Response by poster: Thank you all for your input, there's a lot of stuff for me to think about.

@ROU_Xenophobe: I agree that in practice, theories are accepted or rejected by a community through a process that doesn't follow strict logical rules (I guess that's what Lakatos' research programmes are about). What I'm trying to understand is why somebody would be justified in rejecting a probabilistic theory, for example.

@256: I should have emphasized that I am mainly concerned with falsifiability (therefore the thread title): the theory that the coin has heads on both sides is falsifiable (just check both sides of the coin). On the other hand, the theory that the coin is fair is not falsifiable (at least I don't how).

@auto-correct: thank you for bringing Bell's theorem to my attention, I will definitely have to look at that.

@forforf: I agree with you about statistically defined units... but I don't agree with that last statement of yours:)

Concerning "non-probabilistic theories" and "measurable quantities" I actually had the following thought experiment in mind: imagine a big ("macroscopic") ball which is held at some distance above the ground in some location on earth. Given some values for the mass, the distance, the gravitational field etc., a physical theory will tell me that if I let go of the ball at some instant t, then the ball will hit the ground at some later instant t'.

Now I agree that measurements are inherently imprecise, but we know the maximum error: if I measure the ball's position, mass etc., I know that the "real" value (if such a thing exists) will be within a known interval around the measured value. Now imagine I have a device for dropping the ball, and I know that the drop will occur at a time instant that is close to t (again within a known interval). Propagating all maximum measurement errors, I can derive a time interval around t' during which the ball must hit the ground. Now assume that my computed time interval around t' passes by and I don't see the ball hit the ground. Surely now I know (with certainty) that something is wrong: either my experimental setup does not satisfy the assumptions of the theory, or the theory is wrong?
posted by ochlophonic at 12:11 PM on September 8, 2011


Excellent question. You are right that many physical theories are trivially falsified (modulo ROU_Xenophobe's observations about community acceptance). For example, my physical theory that implied a prediction that the sun wouldn't show up in the sky today has been falsified by my single direct observation of the sun in the sky today. And you are correct that probabilistic predictions frequently [ahem] aren't as easily falsified. And you're right that the frequentist interpretation is essentially useless in the real world (or anywhere).

But I'm not sure that your objections to the "probability as belief" idea foreclose it.

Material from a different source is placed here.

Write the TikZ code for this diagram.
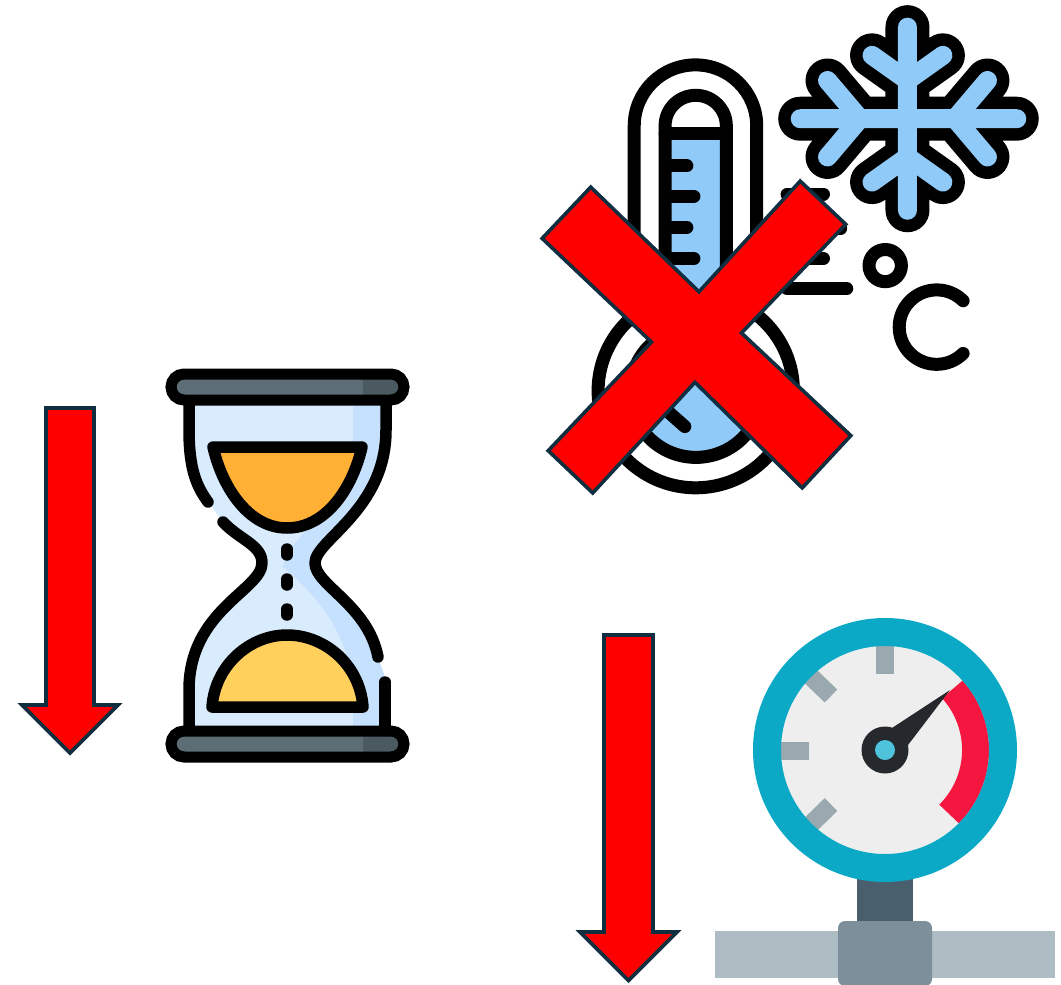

In my example above, I am subjectively certain that the sun is out today, and that my theory has been conclusively falsified. [Of course, as Wittgenstein observed: "For 'I know' seems to describe a state of affairs which guarantees what is known, guarantees it as a fact. One always forgets the expression 'I thought I knew'."] Often, I will never have such subjective certainty about the falsification of probabilistic predictions. If a coin comes up heads in 94% of 1000 consecutive flips, I will seriously doubt a "prediction" that it is a fair coin, but I won't be "certain" that it is wrong. Nevertheless, I may have enough comfort in my rejection of the theory that I can act on it without much subjective concern. And that's all that matters to me.

"But what we actually mean is 'probability-as-justified-belief', and the justification for my beliefs must lie outside my mind."

In discussing subjective probability, I always start with Savage's Foundations of Statistics. He is remarkably frank about some of the issues you have raised, and attempts (tentatively) to address some of them. Worth a quick skim if you're seriously interested in theories of personal or subjective probability. There has been significant work since Savage's (his book was published in 1954, I think), but I don't know of anything as comprehensive and as eminently readable.

"what is the 'empirical content' of a statement like 'event x will occur with probability p'?"

First, for many such statements, for it to be anything other than a subjective statement of belief or confidence would be nonsensical - as ROU_Xenophobe observed, the coin is either fair or it isn't; sometimes, event x will either happen certainly or not at all; only our belief about it or is uncertain or our ability to observe or calculate or predict is limited.

I read your question as asking what a particular statement means, and I am unable to answer without clarifying - what it means to whom? To the person making the statement? If we're perfectly honest, often persons making such statements aren't entirely clear on what they mean by them. Or they mean something like "my mathematical model spit out this number p, and I have a vague, functional-but-not-terribly-deep understanding of the basic tools I used to generate that model, but I haven't thought beyond reporting the result my model gave me." Or they may mean "In the past, we have observed x roughly p percent of the time (possibly after adjusting for certain conditions) and nothing important has changed to make the future different from the past." Or they might mean "the trend line (with some precise mathematical definition) suggests that x may occur, but measurement error and model uncertainty and various non-empirical assumptions about error distributions combine to limit our trust in the empirical validity of that trend projection to no more than p." Or maybe "we're missing data we think relevant to predicting x, but given assumptions about that missing data, we think x will occur, but we're only confident to degree p in our assumptions about the missing data." Or they might mean "We observed z, and the chance of observing z if x were true, based on several non-empirical assumptions, is a certain Bayesian function of p." "Or they mean "I am confident, to a degree p, that x will occur." Occasionally they may even mean "I would be willing to bet small amounts of real money that x will occur if (and possibly only if) given odds as good as p/(1-p)." Or something else entirely. But it's hard to know what people mean by such statements without asking them. And what it might mean to anyone else... well, I'm completely out of my speculative depths now.

I should also say that if you "understand how we get from empirical observations to a mathematical model" you are ahead of many practicing scientists, who view that more as an art than a science itself.
posted by dilettanti at 2:18 PM on September 8, 2011 [1 favorite]


What I'm trying to understand is why somebody would be justified in rejecting a probabilistic theory, for example.

You'd be justified in rejecting a probabilistic theory to the extent that the available data did not support that theory. If the theory for whatever reason asserts that p=0.8 or even just roughly that p is high, and people keep finding that p seems to be 0.1-0.3, that doesn't support the theory.